Suing Retail Stores in Premises Liability Lawsuits
Retailers face liability on a daily basis. Customers routinely slip and fall or encounter dangerous conditions in retail stores. In general, a property owner or occupier has a duty to keep its property in a reasonably safe condition. Retail stores can be held liable if they create hazards, actually know of a danger and fail to eliminate it, or if they should know of a hazard but fail to take steps to avoid it.
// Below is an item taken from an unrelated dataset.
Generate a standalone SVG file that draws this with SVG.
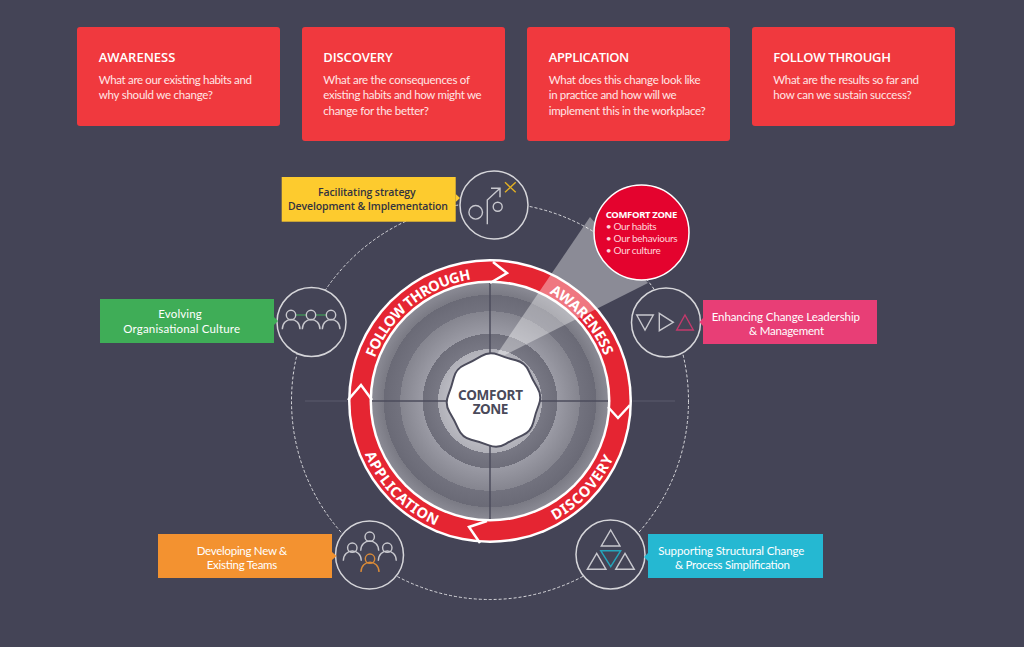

The third type of situation can be challenging for plaintiffs' attorneys to prove. Most courts require injured customers to show that the condition that caused an injury lasted long enough that the store should have discovered it and should have remedied it. For example, if a customer slips on water spilled by another customer and breaks his ankle, he will need to show that the spilled water was present for a long enough period of time that a grocery store employee should have seen it and cleaned it up. If there are video cameras in the store, it may be possible for a plaintiff's attorney to subpoena tapes to see whether they show the spill and how long it was present.
However, in some jurisdictions, the plaintiff does not need to prove that the spilled water was present for an extended period. In those jurisdictions, the traditional requirement of notice has been replaced with either a "recurring condition" or "mode of operation" basis of liability.
In a state that follows the "mode of operation" rule, such as Connecticut or Washington, an injured plaintiff can show a prima facie case of a retailer's negligence by putting forward evidence that the defendant's mode of business operation gives rise to a foreseeable risk of injury, and the plaintiff was injured in an accident within the zone of risk. Self-service operations are particularly likely to be considered using the mode of operation standard of care.
The plaintiff's burden to prove notice is not completely eliminated. This approach is not a strict liability approach. The store can defend on the grounds that it had put adequate policies in place, and its employees followed those policies and procedures. For example, if a store uses self-service but also has a system for checking for dangerous conditions and properly implements that system, it may not be liable for a plaintiff's accident.
Instead, the plaintiff must show the injury was caused by a reasonably foreseeable dangerous condition related to the mode of operation. This is usually a fact-sensitive issue. The jury will have to look at whether the retailer took all necessary precautions to protect individuals from foreseeable risks.
In states that apply the "recurring condition" rule, such as New York and Maine, a retail store can show it took precautions necessary to protect customers, but an owner that knows of any recurring conditions that are dangerous to invitees cannot ignore that knowledge or fail to respond to the foreseeable danger that the condition will recur.
Some jurisdictions use hybrid approaches. For example, New Jersey and Oklahoma use the mode of operation approach, but they also use principles of burden shifting, whereby the defendant has the burden of showing it acted reasonably. Illinois combines the mode of operation and recurring condition rules.
In general, retail establishments can prevent premises liability lawsuits by creating and maintaining a clear operations procedure manual and by requiring employees to keep maintenance logs and report any dangerous conditions as well as the conditions in zones of risk where a customer has direct access to products or can serve him or herself. Employers should make sure that employees are trained in these procedures and follow them.